Fukuda was not enthusiastic about reauthorizing Indian Ocean operations, but felt he had to so as to maintain harmony with Washington. His solution was wording that made clear Japan’s participation would be limited to MIOs, with no involvement whatsoever in Afghanistan (or Iraq) operations.
Ironically, the bill tabled by the DPJ at the time would have done far more to actually help improve circumstances in Afghanistan. It was a far-cry from the bold proposal of Ozawa to back ISAF operations (which Ozawa later modified to involve only civilian assistance to ISAF). But it did propose to dispatch Japanese civilians, and members of the Self Defense Forces in civilian capacity, to assist in various police, humanitarian relief, and reconstruction efforts.
When I visited Nagashima in his Diet office in early October 2007, he was busy helping draft that bill, studying how to work with the Provincial Reconstruction Teams already up and running in Afghanistan. DPJ opposition to the Indian Ocean refueling operations, or Nagashima’s desire to see them renewed, barely came up in our talk.
Nagashima did not give up on the Indian Ocean operations. As he correctly pointed out in his recent note to me, he suggested reauthorization in a speech last October, but was overruled, and the operations ended last November. The Hatoyama cabinet left it to Nagashima to travel to Washington to deliver the news that the operations would end.
Nagashima was similarly overruled by Foreign Minister Okada last week. And this time, the pacifist Socialists, banished from the ruling coalition, played no role in the decision. The mainstream of the DPJ decided.
The DPJ does support, however, the current anti-piracy operations conducted in the vicinity of Somalia by ships from the Maritime Self Defense Forces. The ships are authorized to escort Japanese and non-Japanese vessels alike, and to fire on suspected pirates who refuse to heed warnings. The government is considering revising the authorizing legislation to allow Japan to refuel vessels from allied countries involved in the anti-piracy mission. These operations have been very effective, with Japanese vessels having escorted hundreds of ships through pirate-infested waters in recent months. The operations are deemed to be “police” rather than “military” in nature, and the DPJ-led government claims they do not amount of “collective self-defense.” Nagashima prefers that the government acknowledge that they are, in fact, “collective self-defense” operations.
The Iraq War, and the fear that Japan could be pulled into future misguided American operations, have left both the conservative LDP (what remains of it) and the center-left DPJ hesitant to support the exercise by Japan of its right to engage in collective self-defense.

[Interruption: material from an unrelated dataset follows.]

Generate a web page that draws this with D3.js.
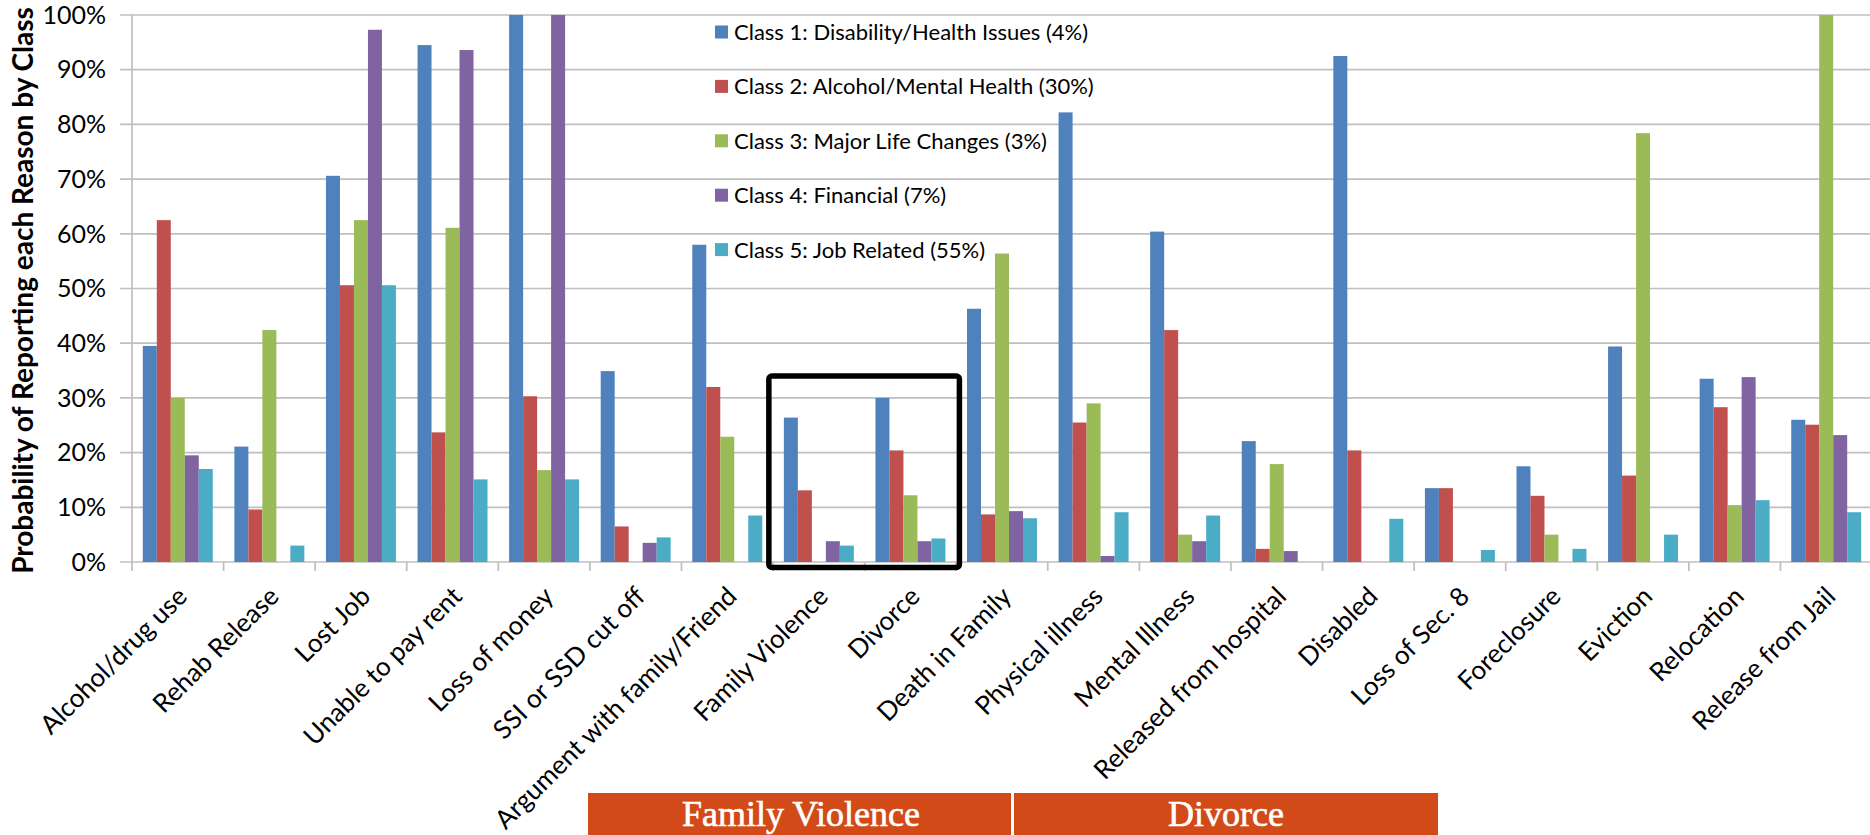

There is plenty of room for growth in DPJ perspectives, and Nagashima continues to play an important role in party deliberations on security policy. But as the recent public difference with Foreign Minister Okada shows, Nagashima’s views on missions and rules of engagement for Japanese forces deployed overseas are often in the minority within the DPJ.
A later posting will discuss in more detail the state of discussion in Japan about the right of “collective self defense.”